The finale will not be one of them.
Stanford trounced the Terrapins 45-21 in the Foster Farms Bowl on Tuesday night, and the game was even more lopsided than the final score indicated.
On a chilly, windy night in Silicon Valley, the Cardinal blew past Maryland (7-6) with the kind of complete performance that had eluded them most of the year. Stanford outgained the Terps 414 to 222 yards and looked right at home at Levi's Stadium, about 11 miles from campus.
It was the most points scored in a bowl game in Stanford history.
"It's a credit to our players for getting here and having this opportunity. It didn't turn out the way we wanted it to," Edsall said after completing his fourth season as Maryland's coach.
Kevin Hogan threw for 189 yards and two touchdowns, and Remound Wright ran for three short scores to pace Stanford's smothering performance.
The Cardinal (8-5) denied Maryland its first postseason win since 2010, when it beat East Carolina in the Military Bowl. The Terps lost three of their last four games in their first year in the Big Ten, and it was a forgettable finish in the Bay Area.
The Terps traveled about 2,800 miles to play in the $1.3 billion home of the San Francisco 49ers and never really came out of their shells.
Outgoing quarterback C.J. Brown moved the offense early, though he was sacked six times and his receivers — other than star Stefon Diggs — often struggled to create separation against the nation's second-ranked scoring defense.
"They're the No. 2 defense for a reason," said Brown, who finished 15-of-27 passing for 205 yards and one interception and also ran for a late touchdown. "We had a solid game plan and we executed early on. Then we fell apart a little bit."
Diggs caught 10 passes for 138 yards, Wes Brown ran for a short TD early in second quarter, and William Likely returned a kickoff 100 yards for a score in the fourth after the game had become a rout.

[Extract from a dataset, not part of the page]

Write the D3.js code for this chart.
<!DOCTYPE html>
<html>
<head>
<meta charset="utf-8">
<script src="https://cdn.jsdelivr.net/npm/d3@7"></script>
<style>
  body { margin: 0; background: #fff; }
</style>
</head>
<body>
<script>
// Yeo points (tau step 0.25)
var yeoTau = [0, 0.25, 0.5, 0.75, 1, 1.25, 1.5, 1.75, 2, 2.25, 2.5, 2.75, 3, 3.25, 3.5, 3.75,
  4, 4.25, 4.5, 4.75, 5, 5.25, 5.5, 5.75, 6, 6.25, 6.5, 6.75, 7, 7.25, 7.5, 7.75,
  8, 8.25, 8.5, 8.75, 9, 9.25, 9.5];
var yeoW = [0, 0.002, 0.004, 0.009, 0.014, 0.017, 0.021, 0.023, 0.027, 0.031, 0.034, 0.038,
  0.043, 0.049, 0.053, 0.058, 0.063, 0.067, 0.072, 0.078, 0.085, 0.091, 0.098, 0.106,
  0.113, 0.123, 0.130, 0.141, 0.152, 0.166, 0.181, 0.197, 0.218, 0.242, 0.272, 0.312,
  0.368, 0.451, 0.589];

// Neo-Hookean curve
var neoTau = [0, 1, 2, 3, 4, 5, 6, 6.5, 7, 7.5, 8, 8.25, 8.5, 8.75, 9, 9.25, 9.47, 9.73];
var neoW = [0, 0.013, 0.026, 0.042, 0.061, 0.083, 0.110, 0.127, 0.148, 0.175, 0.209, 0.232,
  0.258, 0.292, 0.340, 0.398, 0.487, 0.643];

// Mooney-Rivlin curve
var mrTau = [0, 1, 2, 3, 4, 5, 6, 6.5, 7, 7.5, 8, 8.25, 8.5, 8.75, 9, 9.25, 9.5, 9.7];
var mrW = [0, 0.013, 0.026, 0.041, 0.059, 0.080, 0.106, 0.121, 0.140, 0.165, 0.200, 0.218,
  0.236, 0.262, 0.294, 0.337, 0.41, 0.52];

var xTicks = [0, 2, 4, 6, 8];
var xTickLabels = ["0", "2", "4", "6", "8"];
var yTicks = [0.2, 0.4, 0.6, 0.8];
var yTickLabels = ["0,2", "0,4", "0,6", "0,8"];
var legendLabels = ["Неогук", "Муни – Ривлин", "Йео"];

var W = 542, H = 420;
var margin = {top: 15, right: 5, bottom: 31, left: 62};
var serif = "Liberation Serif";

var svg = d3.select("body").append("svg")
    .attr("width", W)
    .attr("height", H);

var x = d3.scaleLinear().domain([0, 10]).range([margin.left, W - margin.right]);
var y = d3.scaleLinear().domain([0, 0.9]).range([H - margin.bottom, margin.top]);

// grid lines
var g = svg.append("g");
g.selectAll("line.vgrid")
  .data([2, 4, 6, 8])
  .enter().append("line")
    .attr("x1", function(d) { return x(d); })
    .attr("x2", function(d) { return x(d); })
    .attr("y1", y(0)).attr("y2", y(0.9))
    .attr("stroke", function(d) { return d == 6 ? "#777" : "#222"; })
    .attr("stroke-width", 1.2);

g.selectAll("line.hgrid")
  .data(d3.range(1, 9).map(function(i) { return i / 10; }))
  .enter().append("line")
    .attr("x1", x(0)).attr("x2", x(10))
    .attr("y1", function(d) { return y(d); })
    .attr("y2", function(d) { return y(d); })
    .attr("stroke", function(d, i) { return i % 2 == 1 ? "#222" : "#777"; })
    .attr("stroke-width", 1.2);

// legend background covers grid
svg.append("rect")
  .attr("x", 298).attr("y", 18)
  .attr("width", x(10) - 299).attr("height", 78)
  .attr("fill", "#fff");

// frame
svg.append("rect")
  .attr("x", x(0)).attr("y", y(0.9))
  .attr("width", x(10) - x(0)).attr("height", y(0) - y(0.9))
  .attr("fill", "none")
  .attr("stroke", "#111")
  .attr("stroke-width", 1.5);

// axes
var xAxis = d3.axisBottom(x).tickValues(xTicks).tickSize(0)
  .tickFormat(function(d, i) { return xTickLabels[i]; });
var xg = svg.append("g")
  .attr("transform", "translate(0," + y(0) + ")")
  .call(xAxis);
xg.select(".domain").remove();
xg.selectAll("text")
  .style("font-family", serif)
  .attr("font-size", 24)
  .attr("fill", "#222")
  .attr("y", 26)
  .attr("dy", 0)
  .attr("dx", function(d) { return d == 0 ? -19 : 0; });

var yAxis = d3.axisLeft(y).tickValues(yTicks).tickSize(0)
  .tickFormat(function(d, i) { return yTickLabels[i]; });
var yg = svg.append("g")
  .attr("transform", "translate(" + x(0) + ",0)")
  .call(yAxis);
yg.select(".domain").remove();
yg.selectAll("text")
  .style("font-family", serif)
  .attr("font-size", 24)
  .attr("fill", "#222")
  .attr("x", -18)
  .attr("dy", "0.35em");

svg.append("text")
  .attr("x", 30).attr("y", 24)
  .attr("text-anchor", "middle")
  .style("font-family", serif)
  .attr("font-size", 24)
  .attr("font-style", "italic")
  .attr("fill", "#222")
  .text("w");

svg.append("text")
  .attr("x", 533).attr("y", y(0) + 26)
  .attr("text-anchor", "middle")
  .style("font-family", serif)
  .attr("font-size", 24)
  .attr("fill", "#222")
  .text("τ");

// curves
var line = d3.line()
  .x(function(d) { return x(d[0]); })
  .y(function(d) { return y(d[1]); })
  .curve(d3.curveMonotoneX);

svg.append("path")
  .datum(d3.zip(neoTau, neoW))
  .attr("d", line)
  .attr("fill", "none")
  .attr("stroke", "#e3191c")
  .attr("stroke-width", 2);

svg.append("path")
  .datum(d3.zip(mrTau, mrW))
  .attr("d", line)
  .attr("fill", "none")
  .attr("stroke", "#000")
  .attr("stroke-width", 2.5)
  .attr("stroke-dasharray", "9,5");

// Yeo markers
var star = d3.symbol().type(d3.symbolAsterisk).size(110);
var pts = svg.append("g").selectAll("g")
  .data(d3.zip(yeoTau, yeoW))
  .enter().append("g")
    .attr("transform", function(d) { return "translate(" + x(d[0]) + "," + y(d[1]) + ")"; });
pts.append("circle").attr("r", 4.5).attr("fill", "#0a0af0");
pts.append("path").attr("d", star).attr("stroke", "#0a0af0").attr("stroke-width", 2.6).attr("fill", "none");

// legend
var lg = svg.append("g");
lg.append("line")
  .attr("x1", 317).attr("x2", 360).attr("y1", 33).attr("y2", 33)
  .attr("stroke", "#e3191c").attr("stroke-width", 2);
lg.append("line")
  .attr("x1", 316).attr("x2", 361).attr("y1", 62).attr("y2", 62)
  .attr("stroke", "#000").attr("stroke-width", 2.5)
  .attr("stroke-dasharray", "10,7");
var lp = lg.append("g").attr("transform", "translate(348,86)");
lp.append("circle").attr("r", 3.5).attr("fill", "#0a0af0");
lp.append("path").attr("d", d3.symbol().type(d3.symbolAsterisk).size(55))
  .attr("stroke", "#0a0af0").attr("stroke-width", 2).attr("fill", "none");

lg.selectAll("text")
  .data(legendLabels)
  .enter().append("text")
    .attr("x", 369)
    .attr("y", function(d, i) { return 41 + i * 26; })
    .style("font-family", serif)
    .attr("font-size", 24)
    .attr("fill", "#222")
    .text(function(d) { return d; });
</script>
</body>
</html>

About the only other highlight for the Terps came in the first quarter, when Andre Monroe became Maryland's career sacks leader after bringing down Hogan. It was Monroe's 25th sack, passing Mike Corvino's mark of 24 from 1979-82.

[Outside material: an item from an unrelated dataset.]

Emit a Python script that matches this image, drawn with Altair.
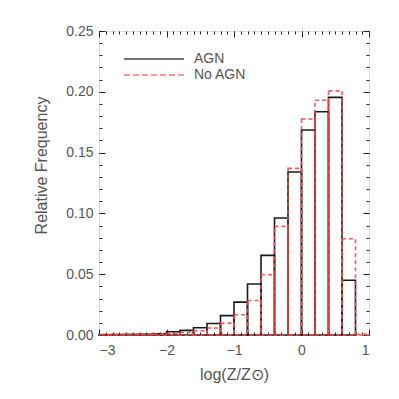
import altair as alt
import pandas as pd

# ---- data ----
bin_starts = [-3.0, -2.8, -2.6, -2.4, -2.2, -2.0, -1.8, -1.6, -1.4, -1.2,
              -1.0, -0.8, -0.6, -0.4, -0.2, 0.0, 0.2, 0.4, 0.6, 0.8]
bin_width = 0.2
agn_freq = [0.0003, 0.0004, 0.0005, 0.0006, 0.0010, 0.0027, 0.0038, 0.0060, 0.0095, 0.0159,
            0.0270, 0.0420, 0.0655, 0.0962, 0.1340, 0.1686, 0.1836, 0.1954, 0.0450, 0.0]
noagn_freq = [0.0002, 0.0003, 0.0004, 0.0005, 0.0007, 0.0012, 0.0022, 0.0035, 0.0058, 0.0098,
              0.0166, 0.0284, 0.0496, 0.0893, 0.1370, 0.1776, 0.1930, 0.2008, 0.0792, 0.0008]
series_names = ["AGN", "No AGN"]
x_major = [-3, -2, -1, 0, 1]
y_major = [0.0, 0.05, 0.10, 0.15, 0.20, 0.25]
x_minor = [round(-3 + 0.1 * i, 2) for i in range(41)]
y_minor = [round(0.01 * i, 2) for i in range(26)]

W, H = 270, 304
FONT = "Liberation Sans"
TXT = "#555555"
RED = "#ff4545"

def frame(vals, name):
    return pd.DataFrame({
        "x": bin_starts,
        "x2": [b + bin_width for b in bin_starts],
        "y": vals,
        "series": name,
    })

df_agn = frame(agn_freq, series_names[0])
df_agn = df_agn[df_agn["y"] > 0]
df_no = frame(noagn_freq, series_names[1])

xs = alt.Scale(domain=[-3, 1], nice=False, zero=False)
ys = alt.Scale(domain=[0, 0.25], nice=False)

agn = alt.Chart(df_agn).mark_rect(fillOpacity=0, stroke="#1a1a1a", strokeWidth=1.6).encode(
    x=alt.X("x:Q", scale=xs, axis=alt.Axis(
        orient="bottom", values=x_major, ticks=False, domain=False, grid=False,
        labelPadding=8, labelFontSize=14, labelFont=FONT, labelColor=TXT,
        title="log(Z/Z⊙)", titleFont=FONT, titleFontSize=16, titleFontWeight="normal",
        titleColor=TXT, titlePadding=9)),
    x2="x2:Q",
    y=alt.Y("y:Q", scale=ys, axis=alt.Axis(
        orient="left", values=y_major, format=".2f", ticks=False, domain=False, grid=False,
        labelPadding=6, labelFontSize=14, labelFont=FONT, labelColor=TXT,
        title="Relative Frequency", titleFont=FONT, titleFontSize=16,
        titleFontWeight="normal", titleColor=TXT, titleY=134, titleX=-50)),
    y2=alt.datum(0),
)

noagn = alt.Chart(df_no).mark_rect(fillOpacity=0, stroke=RED, strokeWidth=1.6,
                                   strokeDash=[4, 3], strokeOpacity=0.9).encode(
    x=alt.X("x:Q", scale=xs, axis=None),
    x2="x2:Q",
    y=alt.Y("y:Q", scale=ys, axis=None),
    y2=alt.datum(0),
)

def tick_layer(xo, yo, xvals, yvals, size):
    return alt.Chart(df_no).mark_point(opacity=0).encode(
        x=alt.X("x:Q", scale=xs, axis=alt.Axis(
            orient=xo, offset=-H, values=xvals, tickSize=size, tickColor="#222",
            tickWidth=1, labels=False, domain=False, grid=False, title=None)),
        y=alt.Y("y:Q", scale=ys, axis=alt.Axis(
            orient=yo, offset=-W, values=yvals, tickSize=size, tickColor="#222",
            tickWidth=1, labels=False, domain=False, grid=False, title=None)),
    )

t1 = tick_layer("top", "right", x_major, y_major, 6)
t2 = tick_layer("top", "right", x_minor, y_minor, 3)
t3 = tick_layer("bottom", "left", x_major, y_major, 6)
t4 = tick_layer("bottom", "left", x_minor, y_minor, 3)

leg_df = pd.DataFrame({"label": series_names})
leg1_line = alt.Chart(leg_df.iloc[[0]]).mark_rule(color="#444", strokeWidth=1.3).encode(
    x=alt.value(25), x2=alt.value(85), y=alt.value(28))
leg2_line = alt.Chart(leg_df.iloc[[1]]).mark_rule(color=RED, stroke=RED, strokeWidth=1.5,
                                                  strokeDash=[6, 3], opacity=0.75).encode(
    x=alt.value(25), x2=alt.value(85), y=alt.value(44))
leg1_txt = alt.Chart(leg_df.iloc[[0]]).mark_text(align="left", baseline="middle", font=FONT,
                                                 fontSize=14, color=TXT).encode(
    x=alt.value(95), y=alt.value(27.5), text="label:N")
leg2_txt = alt.Chart(leg_df.iloc[[1]]).mark_text(align="left", baseline="middle", font=FONT,
                                                 fontSize=14, color=TXT).encode(
    x=alt.value(95), y=alt.value(43.5), text="label:N")

chart = alt.layer(agn, noagn, t1, t2, t3, t4, leg1_line, leg2_line, leg1_txt, leg2_txt).resolve_axis(
    x="independent", y="independent"
).properties(
    width=W, height=H,
    autosize=alt.AutoSizeParams(type="none"),
    padding={"left": 91, "top": 23, "right": 22, "bottom": 56},
).configure_view(stroke="#222", strokeWidth=1.3).configure(background="white")

chart.save("out.html", embed_options={"renderer": "svg", "actions": False})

"We didn't make plays on either side of the ball that would have helped us," Edsall said.
While the sun shined across the Bay Area for the last week, the temperature dipped into the 40s at kickoff with a wind chill that made it feel like it was in the 30s — frosty weather by Northern California standards. The patchy field, where the 49ers' logos could easily be seen under the school names painted in each end zone, also made quick movements tricky at the sparsely filled stadium.
The Cardinal overcame the conditions — and the absence of top playmaker Ty Montgomery (sprained right shoulder) for the second straight game — to end a down season on an upbeat note.

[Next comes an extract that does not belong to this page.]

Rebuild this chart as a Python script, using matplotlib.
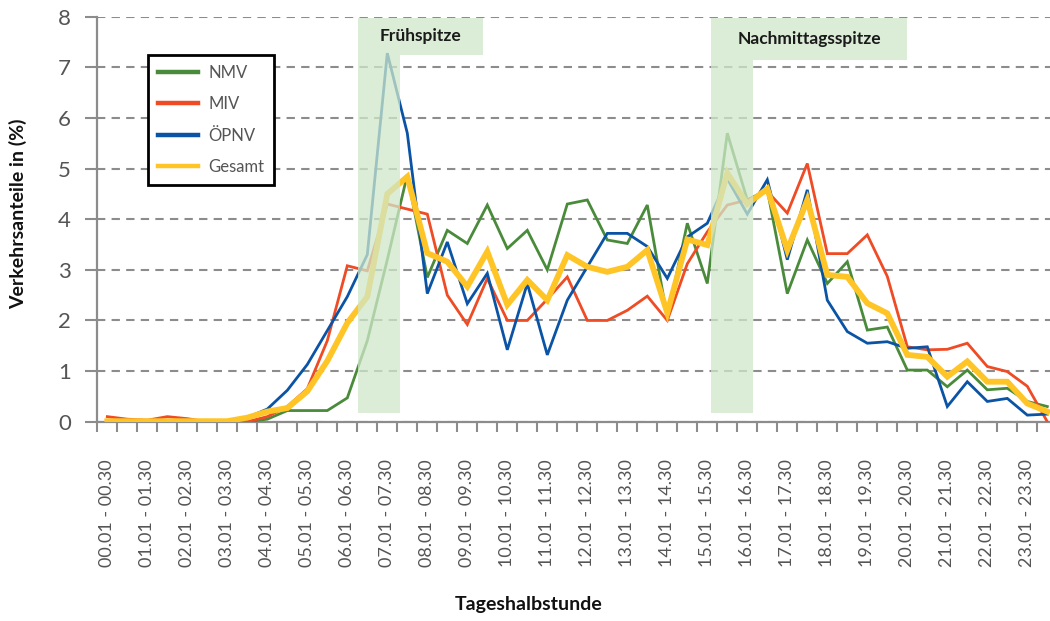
import matplotlib
matplotlib.use("Agg")
import matplotlib.pyplot as plt
from matplotlib.patches import Polygon
import numpy as np

plt.rcParams['font.family'] = ['Lato', 'DejaVu Sans']

# Tageshalbstunden (48 Werte, beschriftet wird jede zweite)
slot_labels = ["00.01 - 00.30", "01.01 - 01.30", "02.01 - 02.30", "03.01 - 03.30",
               "04.01 - 04.30", "05.01 - 05.30", "06.01 - 06.30", "07.01 - 07.30",
               "08.01 - 08.30", "09.01 - 09.30", "10.01 - 10.30", "11.01 - 11.30",
               "12.01 - 12.30", "13.01 - 13.30", "14.01 - 14.30", "15.01 - 15.30",
               "16.01 - 16.30", "17.01 - 17.30", "18.01 - 18.30", "19.01 - 19.30",
               "20.01 - 20.30", "21.01 - 21.30", "22.01 - 22.30", "23.01 - 23.30"]

nmv = [0, 0, 0, 0, 0, 0, 0, 0, 0.05, 0.22, 0.22, 0.22, 0.47, 1.6, 3.2, 4.88,
       2.85, 3.78, 3.52, 4.28, 3.42, 3.78, 3.0, 4.3, 4.38, 3.59, 3.52, 4.28, 2.05, 3.92,
       2.73, 5.7, 4.38, 4.58, 2.53, 3.59, 2.73, 3.16, 1.81, 1.87, 1.02, 1.02, 0.69, 1.02,
       0.63, 0.66, 0.4, 0.3]
miv = [0.1, 0.05, 0.03, 0.1, 0.06, 0, 0, 0, 0.1, 0.3, 0.65, 1.6, 3.08, 2.98, 4.3, 4.2,
       4.1, 2.5, 1.92, 2.83, 2.0, 2.0, 2.42, 2.86, 2.0, 2.0, 2.2, 2.48, 2.0, 3.12,
       3.75, 4.28, 4.38, 4.55, 4.12, 5.1, 3.32, 3.32, 3.69, 2.87, 1.48, 1.42, 1.43, 1.55,
       1.09, 0.99, 0.7, 0.0]
opnv = [0, 0, 0, 0, 0, 0, 0.02, 0.08, 0.25, 0.62, 1.13, 1.8, 2.47, 3.3, 7.28, 5.7,
        2.53, 3.55, 2.33, 2.93, 1.42, 2.73, 1.32, 2.4, 3.06, 3.72, 3.72, 3.46, 2.83, 3.65,
        3.92, 4.8, 4.1, 4.78, 3.2, 4.58, 2.4, 1.78, 1.55, 1.58, 1.45, 1.48, 0.3, 0.79,
        0.4, 0.46, 0.13, 0.15]
gesamt = [0.01, 0.01, 0.01, 0.01, 0.01, 0.01, 0.01, 0.08, 0.2, 0.27, 0.6, 1.2, 1.95, 2.47, 4.5, 4.84,
          3.33, 3.16, 2.67, 3.36, 2.31, 2.8, 2.4, 3.29, 3.06, 2.96, 3.06, 3.39, 2.15, 3.6,
          3.49, 4.91, 4.3, 4.6, 3.39, 4.38, 2.9, 2.86, 2.34, 2.14, 1.32, 1.28, 0.89, 1.19,
          0.79, 0.79, 0.36, 0.2]

series = [("NMV", nmv, "#4a8b3b", 2.0),
          ("MIV", miv, "#ef4b24", 2.0),
          ("ÖPNV", opnv, "#0a53a5", 2.0),
          ("Gesamt", gesamt, "#ffc425", 4.2)]

# Spitzen: (Text, Band von/bis, Kasten bis, Kastenunterkante)
peaks = [("Frühspitze", 12.53, 14.63, 18.8, 7.25),
         ("Nachmittagsspitze", 30.17, 32.27, 40.0, 7.15)]

fig = plt.figure(figsize=(10.5, 6.21), dpi=100)
ax = fig.add_axes([97.3 / 1050, 199.3 / 621, 960 / 1050, 405 / 621])

x = np.arange(len(nmv))
for name, vals, col, lw in series:
    ax.plot(x, vals, color=col, lw=lw, label=name, zorder=3, solid_joinstyle='miter')

for text, x0, x1, xb, yb in peaks:
    poly = Polygon([(x0, 0.18), (x1, 0.18), (x1, yb), (xb, yb), (xb, 7.97), (x0, 7.97)],
                   closed=True, facecolor='#cfe8c9', edgecolor='none', alpha=0.75, zorder=5)
    ax.add_patch(poly)
    ax.text((x0 + xb) / 2, (yb + 7.97) / 2, text, ha='center', va='center',
            fontsize=12.5, fontweight='bold', color='#1a1a1a', zorder=6)

ax.set_xlim(-0.5, 47.5)
ax.set_ylim(0, 8)
ax.set_yticks(range(9))
ax.set_xticks(np.arange(0, 48, 2))
ax.set_xticklabels(slot_labels, rotation=90, fontsize=13, color='#555555')
ax.set_xticks(np.arange(-0.5, 48, 1), minor=True)
ax.tick_params(axis='x', which='major', length=0, pad=27)
ax.tick_params(axis='x', which='minor', length=7, width=1.5, color='#8c8c8c', direction='out')
ax.tick_params(axis='y', length=9, width=1.5, color='#8c8c8c', pad=10,
               labelsize=16, labelcolor='#555555')

ax.grid(axis='y', color='#8c8c8c', lw=1.5, linestyle=(0, (4, 3)), zorder=1)
ax.set_axisbelow(True)
for s in ['top', 'right']:
    ax.spines[s].set_visible(False)
for s in ['left', 'bottom']:
    ax.spines[s].set_color('#8c8c8c')
    ax.spines[s].set_linewidth(1.6)

leg = ax.legend(loc='upper left', bbox_to_anchor=(148 / 1050, 1 - 55 / 621),
                bbox_transform=fig.transFigure, borderaxespad=0, fancybox=False,
                edgecolor='black', framealpha=1, handlelength=2.4,
                handletextpad=0.6, labelspacing=0.92, borderpad=0.6,
                prop={'size': 12})
leg.get_frame().set_linewidth(2)
for t in leg.get_texts():
    t.set_color('#555555')
for h in leg.get_lines():
    h.set_linewidth(3.2)

fig.text(18 / 1050, 0.655, "Verkehrsanteile in (%)", rotation=90, ha='center', va='center',
         fontsize=14, fontweight='bold', color='#111111')
fig.text(529 / 1050, 0.027, "Tageshalbstunde", ha='center', va='center',
         fontsize=14, fontweight='bold', color='#111111')

fig.savefig("out.png", dpi=100)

Stanford had made a BCS bowl each of the previous four seasons, including back-to-back Pac-12 titles, before falling back in 2014 in large part because of its inefficient offense.
Not this time.
Hogan, who has yet to announce whether he'll return for his final season of eligibility, completed 14 of 20 passes. Wright tied the bowl record for touchdowns rushing and Stanford's stifling defense did the rest.
Ten receivers caught passes, with Devon Cajuste (four receptions for 47 yards and two touchdowns) and tight end Austin Hooper (five receptions for 71 yards) leading the way.
Electric freshman Christian McCaffrey had 138 all-purpose yards. Even fifth-year senior Ricky Seale ran for his first career touchdown — a 1-yard plunge that put Stanford up 42-7 early in the fourth — for a feel-good moment to cap the Cardinal's season.
The performance beat out Stanford's 40-12 victory over Virginia Tech in the 2011 Orange Bowl for the program's most points scored in a bowl game.